New York City in 1981 seeks to bring a well-intentioned man to his knees. “A Most Violent Year” successfully subverts the various trappings of the organized crime genre by not giving into the one vice that its protagonist also tries to buffer himself against: violence.
Oscar Isaac and Jessica Chastain form the dynamic tandem of a husband and wife of a heating oil company on the verge of making it big.
Abel (Isaac) is a man of principle and speaks in deliberate dictums.
“When it feels scary to jump, that is exactly when you jump; otherwise, you end up staying in the same place your whole life, and that I can’t do,” he tells the higher-ups of a bank. The bank may be wavering on financing his legitimate heating oil business that is becoming associated with illegitimate activities.

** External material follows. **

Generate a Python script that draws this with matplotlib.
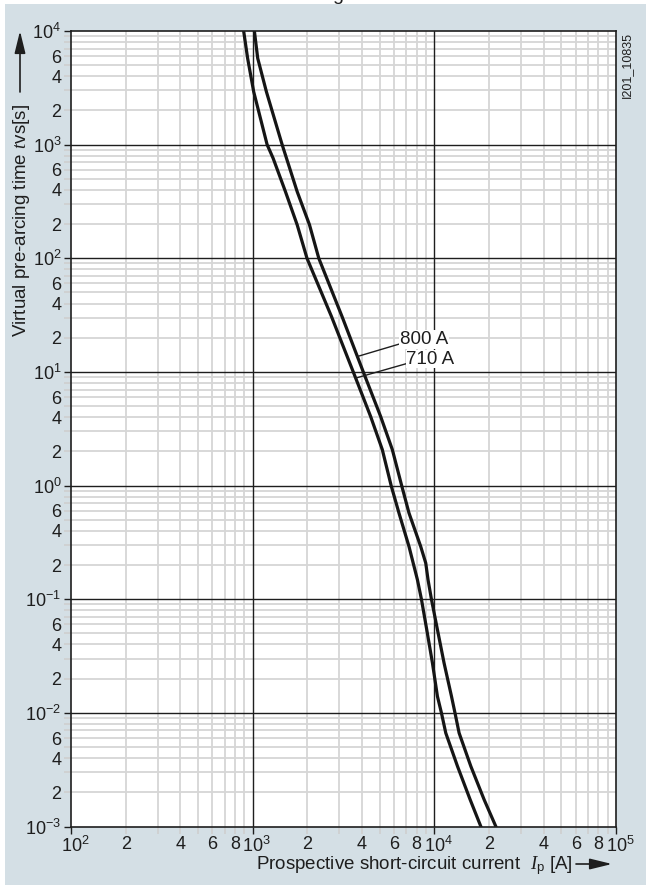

Isaac so consummately embeds Abel’s ideals in his performance, that, at times, he becomes more of an assuring force than a man. He has the presence of conviction that is calm and levelheaded, akin to Marlon Brando’s patriarchal mob boss, Vito Corleone, in “The Godfather.” This is a comparison, however, that might not flatter Abel.
“Is this what it comes to — that we have to walk outside like fucking gangsters?” Abel says to his lawyer (Albert Brooks) after he suggests leaving the office to discuss matters of business. If there’s one thing that Abel and this film absolutely don’t want to represent, it’s being the average organized crime Mafioso. Director J.C. Chandor means to show a different way.
The threat of the archetypal violent gangster, however, manifests itself in Abel’s wife, Anna (Chastain). She keeps the books for the company and is very much Abel’s partner as well as his spouse. While Abel wants to strive for the higher road, Anna prefers more direct courses of action.
As things start to escalate, as more of the company’s oil delivery trucks start getting knocked off and their drivers injured, Anna alludes to getting her brother and father involved. Though Anna was able to pull her way out of the rough parts of the city, her family is still denizens of New York City’s underworld. Anna’s father and brother could be Joe Pesci and Al Pacino, ready to break in skulls and bust kneecaps.
Yet, the threat of violence is never delivered upon. As soon as you think that the climate has become too volatile and that the point of no return has finally arrived, there’s nothing. You could be inclined to call it a “tease,” but that would set aside how Chandor is deadly serious about this subject matter.
Guns do make an appearance, but here, their thematic heft actually matches their imposing physicality. Anna unrepentantly plugs a maimed, suffering deer with three loud, purposeful bullets to put it out of its misery. She turns on her heel and walks away with a smirk. It’s one of the most memorable examples of a woman with a gun since Betty Draper, with cigarette dangling from mouth, shot pigeons out of the sky in “Mad Men.”
Thus, the paradox of “A Most Violent Year”: It’s not all that violent. Every time Abel rebuffs the temptation of violence, his theme plays — a triumphant, Americana fanfare that doesn’t sound dissimilar to something from “Rocky.” By film’s end, however, he hasn’t emerged unsoiled.
“All my life, I have always taken the path that is most right,” Abel says. “The result is never in question, just the path you take to get there.”
There is no wholesome path, as taking the higher road still involves descending into murky territory. Abel eventually completes his goal, but he finds he only took the road that is “most right,” not the “right” path. By the end of the film, he wasn’t able to achieve the American Dream on his own terms.